Villa Ludwigshöhe is a former summer residence of Ludwig I of Bavaria overlooking Edenkoben and Rhodt unter Rietburg in Rhineland-Palatinate, Germany.

==Geography==

Villa Ludwigshöhe is located at the eastern edge of the Palatinate Forest, west of the small-town of Edenkoben and the municipality Rhodt unter Rietburg in the Southern Palatinate. Next to the Villa is the lower station of the "Rietburgbahn" chairlift, by which the Rietburg can be reached; it is also accessible by road.

==Architectural history==

In 1843 King Ludwig I decided to build a summer villa. At that time the Palatinate (from which his father Maximilian I came) belonged to Bavaria. It was to be constructed on the edge of the Haardt hills.

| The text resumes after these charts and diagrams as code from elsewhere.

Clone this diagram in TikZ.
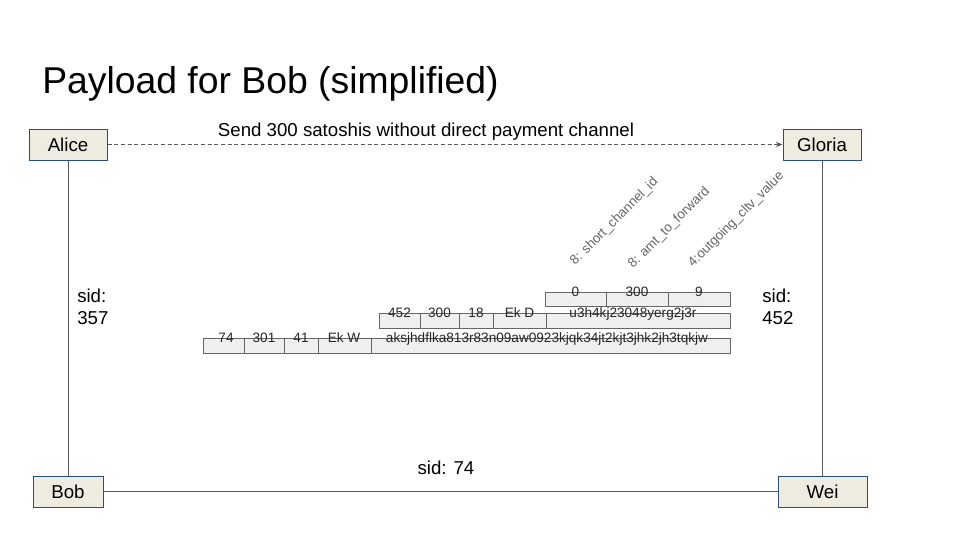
\documentclass[tikz,border=0pt]{standalone}
\usepackage{fontspec}
\setmainfont{Liberation Sans}
\usetikzlibrary{arrows.meta}
\definecolor{boxfill}{HTML}{EEECE1}
\definecolor{boxline}{HTML}{2A4E7C}
\definecolor{wire}{HTML}{595959}
\definecolor{cellfill}{HTML}{EFEFEF}
\definecolor{celledge}{HTML}{666666}
\definecolor{fieldtext}{HTML}{666666}
\tikzset{
  party/.style={draw=boxline, fill=boxfill, line width=0.75pt, inner sep=0pt,
    minimum height=23.25pt, font=\fontsize{14}{16}\selectfont},
  wireline/.style={draw=wire, line width=0.75pt},
  label14/.style={font=\fontsize{14}{16.5}\selectfont, inner sep=0pt},
  cellbox/.style={draw=celledge, fill=cellfill, line width=0.6pt},
  celltext/.style={font=\fontsize{10.2}{12}\selectfont, anchor=base, inner sep=0pt, text=black!85},
  fieldname/.style={font=\fontsize{10}{12}\selectfont, anchor=base west, rotate=45,
    inner sep=0pt, text=fieldtext},
}
\begin{document}
\begin{tikzpicture}[x=0.75pt,y=-0.75pt]
\useasboundingbox[fill=white] (0,0) rectangle (960,540);

% title
\node[anchor=base west, inner sep=0pt, font=\fontsize{28}{34}\selectfont] (title) at (42,93) {Payload for Bob (simplified)};

% the four parties
\node[party, minimum width=58.5pt] (alice) at (68,144.5) {Alice};
\node[party, minimum width=58.5pt] (gloria) at (822,144.5) {Gloria};
\node[party, minimum width=52.5pt] (bob) at (68,491.5) {Bob};
\node[party, minimum width=66.75pt] (wei) at (822.5,491.5) {Wei};

% channels
\draw[wireline] (alice.south) -- (bob.north);
\draw[wireline] (gloria.south) -- (gloria.south |- wei.north);
\draw[wireline] (bob.east) -- (wei.west);
\draw[wireline, dashed, dash pattern=on 3pt off 2pt, -{Stealth[length=5pt,width=4pt]}] (alice.east) -- (gloria.west);

% labels
\node[label14, anchor=base] (sendlbl) at (426,136) {Send 300 satoshis without direct payment channel};
\node[label14, anchor=base west, align=left] (sid357) at (77,324) {sid:\\357};
\node[label14, anchor=base west, align=left] (sid452) at (762,324) {sid:\\452};
\node[label14, anchor=base] (sid74) at (446,474) {sid: 74};

% field names of the innermost payload
\node[fieldname] (f1) at (575,266) {8: short\_channel\_id};
\node[fieldname] (f2) at (633,269) {8: amt\_to\_forward};
\node[fieldname] (f3) at (693,268) {4:outgoing\_cltv\_value};

% row 1: payload for Gloria
\foreach \a/\b in {545/606, 606/668, 668/730}
  \draw[cellbox] (\a,292) rectangle (\b,306);
\node[celltext] (r1a) at (575.5,296.5) {0};
\node[celltext] (r1b) at (637,296.5) {300};
\node[celltext] (r1c) at (699,296.5) {9};

% row 2: payload for Wei
\foreach \a/\b in {379/420, 420/459, 459/493, 493/546, 546/730}
  \draw[cellbox] (\a,313) rectangle (\b,328);
\node[celltext] (r2a) at (399.5,317.5) {452};
\node[celltext] (r2b) at (439.5,317.5) {300};
\node[celltext] (r2c) at (476,317.5) {18};
\node[celltext] (r2d) at (519.5,317.5) {Ek D};
\node[celltext] (r2e) at (633,317.5) {u3h4kj23048yerg2j3r};

% row 3: payload for Bob
\foreach \a/\b in {203/244, 244/284, 284/318, 318/371, 371/730}
  \draw[cellbox] (\a,338) rectangle (\b,353);
\node[celltext] (r3a) at (226,342.5) {74};
\node[celltext] (r3b) at (264,342.5) {301};
\node[celltext] (r3c) at (301,342.5) {41};
\node[celltext] (r3d) at (344,342.5) {Ek W};
\node[celltext] (r3e) at (547,342.5) {aksjhdflka813r83n09aw0923kjqk34jt2kjt3jhk2jh3tqkjw};
\end{tikzpicture}
\end{document}
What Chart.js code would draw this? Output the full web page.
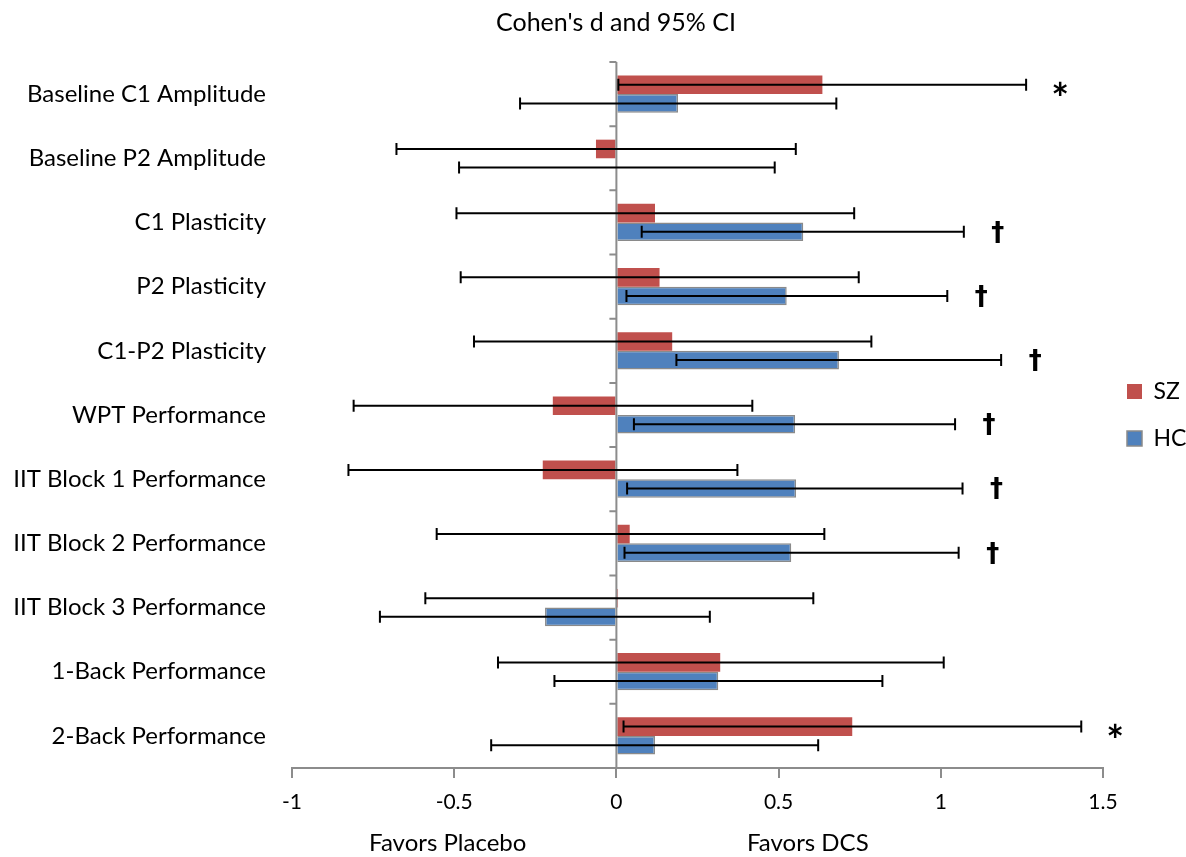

In 1845 the necessary parcels of land were bought from the municipalities Edenkoben and Rhodt.

The foundation stone was laid in 1846. The Villa was built by Joseph Hoffmann (Ludwigshafen/Rhine) according to plans from architect Friedrich Wilhelm von Gärtner. In 1847 the architect died and Leo von Klenze took care of the site management. The building was finished in 1852.

Ludwig I lived in the Villa every two years during July and August, and also celebrated his birthday there. His last visit to the Villa was in 1866.

==Building==

The main building consists of four rectangular two-storey buildings, grouped around an atrium. The style is classical.